Wednesday, October 15, 2008

McJumpy Bean Loses

And now, the final debate. Perhaps I am being too harsh on John McCain. There might have been something wrong with his pacemaker. His cyborg insides might have had a few shorts.Maybe he had a live wire up his ass to keep him awake, I don't know. However, the end result is that he looked like a zombie with a manic blink reflex and absolutely no ability to control himself. Ask yourself - is that who you want in tense negotiations with North Korea? A guy with a creepy grin who interrupts, smirks, writhes in his seat and has the composure of a bipolar 9 year old?

"Well, Mr.

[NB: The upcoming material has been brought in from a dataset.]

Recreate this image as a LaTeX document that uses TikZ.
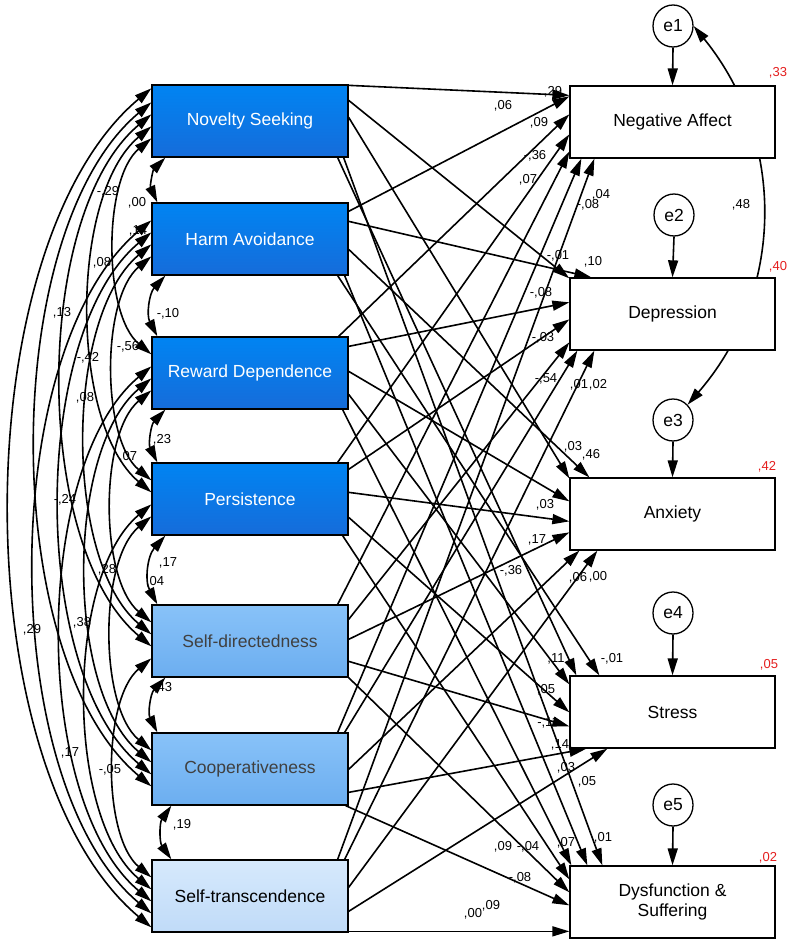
\documentclass[tikz,border=0pt]{standalone}
\usepackage{fontspec}
\setmainfont{Liberation Sans}
\usetikzlibrary{arrows.meta,shapes.geometric}
\definecolor{dkA}{RGB}{0,132,242}
\definecolor{dkB}{RGB}{22,108,218}
\definecolor{mdA}{RGB}{136,194,248}
\definecolor{mdB}{RGB}{108,174,240}
\definecolor{ltA}{RGB}{214,233,252}
\definecolor{ltB}{RGB}{192,219,248}
\definecolor{rtwo}{RGB}{228,30,30}
\definecolor{gtext}{RGB}{64,64,64}
\begin{document}
\begin{tikzpicture}[x=1pt,y=-1pt,
  >={Triangle[length=17pt,width=10pt]},
  predbox/.style={draw=black,line width=1.3pt,minimum width=196pt,minimum height=72pt,inner sep=0pt,font=\fontsize{17.5}{20}\selectfont},
  darkpred/.style={predbox,top color=dkA,bottom color=dkB,text=white},
  midpred/.style={predbox,top color=mdA,bottom color=mdB,text=gtext},
  lightpred/.style={predbox,top color=ltA,bottom color=ltB,text=black},
  outbox/.style={draw=black,line width=1.3pt,fill=white,minimum width=205pt,minimum height=72pt,inner sep=0pt,align=center,font=\fontsize{17.5}{20}\selectfont},
  errnode/.style={draw=black,line width=1.3pt,fill=white,ellipse,minimum width=40pt,minimum height=42pt,inner sep=0pt,font=\fontsize{17.5}{20}\selectfont},
  pth/.style={->,line width=1.6pt},
  cov/.style={<->,line width=1.6pt},
  lab/.style={inner sep=0pt,font=\fontsize{13}{14}\selectfont},
  rlab/.style={lab,text=rtwo}
]
\useasboundingbox (0,0) rectangle (788,941);

% error terms and their covariance (drawn before the outcome boxes)
\node[errnode] (e1) at (673,26) {e1};
\node[errnode] (e2) at (674,215) {e2};
\node[errnode] (e3) at (673,420) {e3};
\node[errnode] (e4) at (673,613) {e4};
\node[errnode] (e5) at (673,805) {e5};
\draw[cov] (e1.east) to[bend left=40] (e3.north east);

% predictors
\node[darkpred] (NS) at (250,121) {Novelty Seeking};
\node[darkpred] (HA) at (250,239) {Harm Avoidance};
\node[darkpred] (RD) at (250,373) {Reward Dependence};
\node[darkpred] (PE) at (250,499) {Persistence};
\node[midpred] (SD) at (250,641) {Self-directedness};
\node[midpred] (CO) at (250,769) {Cooperativeness};
\node[lightpred] (ST) at (250,896) {Self-transcendence};

% outcomes
\node[outbox] (NA) at (672.5,122) {Negative Affect};
\node[outbox] (DE) at (672.5,314) {Depression};
\node[outbox] (AN) at (672.5,514) {Anxiety};
\node[outbox] (SR) at (672.5,712) {Stress};
\node[outbox] (DY) at (672.5,902) {Dysfunction \&\\Suffering};

% error arrows
\draw[pth] (e1.south) -- (NA.north);
\draw[pth] (e2.south) -- (DE.north);
\draw[pth] (e3.south) -- (AN.north);
\draw[pth] (e4.south) -- (SR.north);
\draw[pth] (e5.south) -- (DY.north);

% paths: Novelty Seeking
\draw[pth] ([yshift=-1pt]NS.north east) -- ([yshift=-10pt]NA.north west);
\draw[pth] ([yshift=-16pt]NS.north east) -- ([yshift=-1pt]DE.north west);
\draw[pth] ([yshift=-33pt]NS.north east) -- ([yshift=-1pt]AN.north west);
\draw[pth] ([xshift=-11pt]NS.south east) -- ([xshift=7pt]SR.north west);
\draw[pth] ([xshift=-5pt]NS.south east) -- ([xshift=33pt]DY.north west);
% Harm Avoidance
\draw[pth] ([yshift=-9pt]HA.north east) -- ([yshift=-11pt]NA.north west);
\draw[pth] ([yshift=-19pt]HA.north east) -- ([xshift=22pt]DE.north west);
\draw[pth] ([yshift=-47pt]HA.north east) -- ([xshift=20pt]AN.north west);
\draw[pth] ([xshift=-11pt]HA.south east) -- ([xshift=30pt]SR.north west);
\draw[pth] ([xshift=-4pt]HA.south east) -- ([xshift=18pt]DY.north west);
% Reward Dependence
\draw[pth] ([xshift=-10pt]RD.north east) -- ([yshift=-29pt]NA.north west);
\draw[pth] ([yshift=-10pt]RD.north east) -- ([yshift=-25pt]DE.north west);
\draw[pth] ([yshift=-35pt]RD.north east) -- ([yshift=-24pt]AN.north west);
\draw[pth] ([yshift=-58pt]RD.north east) -- ([yshift=-9pt]SR.north west);
\draw[pth] ([xshift=-6pt]RD.south east) -- ([xshift=2pt]DY.north west);
% Persistence
\draw[pth] ([xshift=-11pt]PE.north east) -- ([yshift=-49pt]NA.north west);
\draw[pth] ([yshift=-7pt]PE.north east) -- ([yshift=-42pt]DE.north west);
\draw[pth] ([yshift=-30pt]PE.north east) -- ([yshift=-44pt]AN.north west);
\draw[pth] ([yshift=-55pt]PE.north east) -- ([yshift=-37pt]SR.north west);
\draw[pth] ([xshift=-6pt]PE.south east) -- ([yshift=-14pt]DY.north west);
% Self-directedness
\draw[pth] ([xshift=-11pt]SD.north east) -- ([yshift=-66pt]NA.north west);
\draw[pth] ([yshift=-15pt]SD.north east) -- ([yshift=-65pt]DE.north west);
\draw[pth] ([yshift=-35pt]SD.north east) -- ([yshift=-55pt]AN.north west);
\draw[pth] ([yshift=-57pt]SD.north east) -- ([yshift=-51pt]SR.north west);
\draw[pth] (SD.south east) -- ([yshift=-27pt]DY.north west);
% Cooperativeness
\draw[pth] ([xshift=-11pt]CO.north east) -- ([xshift=12pt]NA.south west);
\draw[pth] ([xshift=-4pt]CO.north east) -- ([xshift=8pt]DE.south west);
\draw[pth] ([yshift=-37pt]CO.north east) -- ([xshift=10pt]AN.south west);
\draw[pth] ([yshift=-60pt]CO.north east) -- ([xshift=17pt]SR.south west);
\draw[pth] ([xshift=-3pt]CO.south east) -- ([yshift=-40pt]DY.north west);
% Self-transcendence
\draw[pth] ([xshift=-11pt]ST.north east) -- ([xshift=25pt]NA.south west);
\draw[pth] ([xshift=-4pt]ST.north east) -- ([xshift=25pt]DE.south west);
\draw[pth] ([yshift=-28pt]ST.north east) -- ([xshift=28pt]AN.south west);
\draw[pth] ([yshift=-52pt]ST.north east) -- ([xshift=38pt]SR.south west);
\draw[pth] ([yshift=-72pt]ST.north east) -- ([yshift=-66pt]DY.north west);

% covariances among predictors: adjacent
\draw[cov] ([xshift=14pt]NS.south west) to[bend right=35] ([xshift=6pt]HA.north west);
\draw[cov] ([xshift=14pt]HA.south west) to[bend right=35] ([xshift=6pt]RD.north west);
\draw[cov] ([xshift=14pt]RD.south west) to[bend right=35] ([xshift=6pt]PE.north west);
\draw[cov] ([xshift=14pt]PE.south west) to[bend right=35] ([xshift=6pt]SD.north west);
\draw[cov] ([xshift=14pt]SD.south west) to[bend right=35] ([xshift=6pt]CO.north west);
\draw[cov] ([xshift=20pt]CO.south west) to[bend right=35] ([xshift=20pt]ST.north west);
% distance 2
\draw[cov] ([yshift=-54pt]NS.north west) to[bend right=50,looseness=0.75] ([yshift=-18pt]RD.north west);
\draw[cov] ([yshift=-54pt]HA.north west) to[bend right=50,looseness=0.75] ([yshift=-18pt]PE.north west);
\draw[cov] ([yshift=-54pt]RD.north west) to[bend right=50,looseness=0.75] ([yshift=-18pt]SD.north west);
\draw[cov] ([yshift=-54pt]PE.north west) to[bend right=50,looseness=0.75] ([yshift=-18pt]CO.north west);
\draw[cov] ([yshift=-54pt]SD.north west) to[bend right=50,looseness=0.75] ([yshift=-18pt]ST.north west);
% distance 3
\draw[cov] ([yshift=-42pt]NS.north west) to[bend right=50,looseness=0.75] ([yshift=-30pt]PE.north west);
\draw[cov] ([yshift=-42pt]HA.north west) to[bend right=50,looseness=0.75] ([yshift=-30pt]SD.north west);
\draw[cov] ([yshift=-42pt]RD.north west) to[bend right=50,looseness=0.75] ([yshift=-30pt]CO.north west);
\draw[cov] ([yshift=-42pt]PE.north west) to[bend right=50,looseness=0.75] ([yshift=-30pt]ST.north west);
% distance 4
\draw[cov] ([yshift=-30pt]NS.north west) to[bend right=50,looseness=0.75] ([yshift=-42pt]SD.north west);
\draw[cov] ([yshift=-30pt]HA.north west) to[bend right=50,looseness=0.75] ([yshift=-42pt]CO.north west);
\draw[cov] ([yshift=-30pt]RD.north west) to[bend right=50,looseness=0.75] ([yshift=-42pt]ST.north west);
% distance 5
\draw[cov] ([yshift=-18pt]NS.north west) to[bend right=50,looseness=0.75] ([yshift=-54pt]CO.north west);
\draw[cov] ([yshift=-18pt]HA.north west) to[bend right=50,looseness=0.75] ([yshift=-54pt]ST.north west);
% distance 6
\draw[cov] ([yshift=-4pt]NS.north west) to[bend right=50,looseness=0.75] ([yshift=-68pt]ST.north west);

% covariance labels
\node[lab] at (108,192) {-,29};
\node[lab] at (137,203) {,00};
\node[lab] at (138,231) {,14};
\node[lab] at (102,263) {,08};
\node[lab] at (62,313) {,13};
\node[lab] at (168,314) {-,10};
\node[lab] at (128,347) {-,56};
\node[lab] at (88,358) {-,42};
\node[lab] at (85,398) {,08};
\node[lab] at (162,440) {,23};
\node[lab] at (128,457) {,07};
\node[lab] at (65,500) {-,24};
\node[lab] at (168,563) {,17};
\node[lab] at (107,570) {,28};
\node[lab] at (155,582) {,04};
\node[lab] at (82,623) {,38};
\node[lab] at (32,630) {,29};
\node[lab] at (163,688) {,43};
\node[lab] at (70,753) {,17};
\node[lab] at (110,770) {-,05};
\node[lab] at (182,825) {,19};
\node[lab] at (741,205) {,48};

% path labels: Negative Affect
\node[lab] at (553,92) {,29};
\node[lab] at (503,106) {,06};
\node[lab] at (539,123) {,09};
\node[lab] at (535,156) {-,36};
\node[lab] at (528,180) {,07};
\node[lab] at (588,205) {-,08};
\node[lab] at (601,195) {,04};
% Depression
\node[lab] at (558,256) {-,01};
\node[lab] at (593,262) {,10};
\node[lab] at (541,293) {-,08};
\node[lab] at (543,338) {-,03};
\node[lab] at (546,379) {-,54};
\node[lab] at (579,385) {,01};
\node[lab] at (598,385) {,02};
% Anxiety
\node[lab] at (573,447) {,03};
\node[lab] at (591,455) {,46};
\node[lab] at (545,505) {,03};
\node[lab] at (537,540) {,17};
\node[lab] at (511,571) {-,36};
\node[lab] at (578,578) {,06};
\node[lab] at (598,577) {,00};
% Stress
\node[lab] at (556,659) {,11};
\node[lab] at (612,659) {-,01};
\node[lab] at (546,690) {,05};
\node[lab] at (548,723) {-,11};
\node[lab] at (560,745) {,14};
\node[lab] at (566,768) {,03};
\node[lab] at (587,782) {,05};
% Dysfunction & Suffering
\node[lab] at (503,847) {,09};
\node[lab] at (528,847) {-,04};
\node[lab] at (566,843) {,07};
\node[lab] at (603,838) {,01};
\node[lab] at (520,878) {-,08};
\node[lab] at (473,914) {,00};
\node[lab] at (491,906) {,09};

% squared multiple correlations
\node[rlab] at (778,73) {,33};
\node[rlab] at (778,267) {,40};
\node[rlab] at (767,467) {,42};
\node[rlab] at (769,665) {,05};
\node[rlab] at (768,858) {,02};
\end{tikzpicture}
\end{document}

President, it is important to our country . . . um, are you OK?"
"Yes, yes." (blink blink blink blink blink)
"Well, we feel that the United States should take a greater role. . . "
(Smirk)
"Mr. President, it seems you do not take our country seriously. I need to impress upon you..."
(Interrupting) "I have experience! I can lead this country! I am the only one who knows what to do!" (Pointing and writhing in his seat)
"Well, with all due deference, Mr. President. . . "
(Smirking, making secret grocery list with big pencil)
"This conversation is over."
"I win!"

And I'll say it: what was with the big ass sharpie he had for notes? OK, call me elitist, but I want a president who shows up to Geneva with a nice pen, not a goddamn crayon.

I also hoped for a leader who could remember things that were just said to him. I paraphrase:

Obama: "95% of all Americans will not pay one penny more in taxes under my plan. I will eliminate tax breaks to big oil companies and spend the money on social programs. Every dollar I spend is offset by cuts in other areas, not funded by taxes."

McCan't: "He's raising taxes! He's proposing new spending to be paid for with raised taxes!" (Insert poorly concealed apoplectic rage and jumpiness here.)

Oh, here's a tip: stand next to your wife. Your crazy old ass got some rich sort of hottie, though she looks a robot Stepford wife, but you're supposed to be fucking her. Scoot in, man. That 2 feet of distance makes it look like you can't even get love in your own damn home and wouldn't know what to do if you did.

The sad thing is people buy this load of crap. But maybe a lot of people can't remember what was just said to them, either. Which,if any of them are reading my posts, is probably a good thing.

2 comments:

Landlady of Fat said...

Thank god someone else thought he was crotchety!

So many people said to me he was better in this debate.

All I saw was a pissy old coot.

Unknown said...

I'm so glad your blog is back! I love it.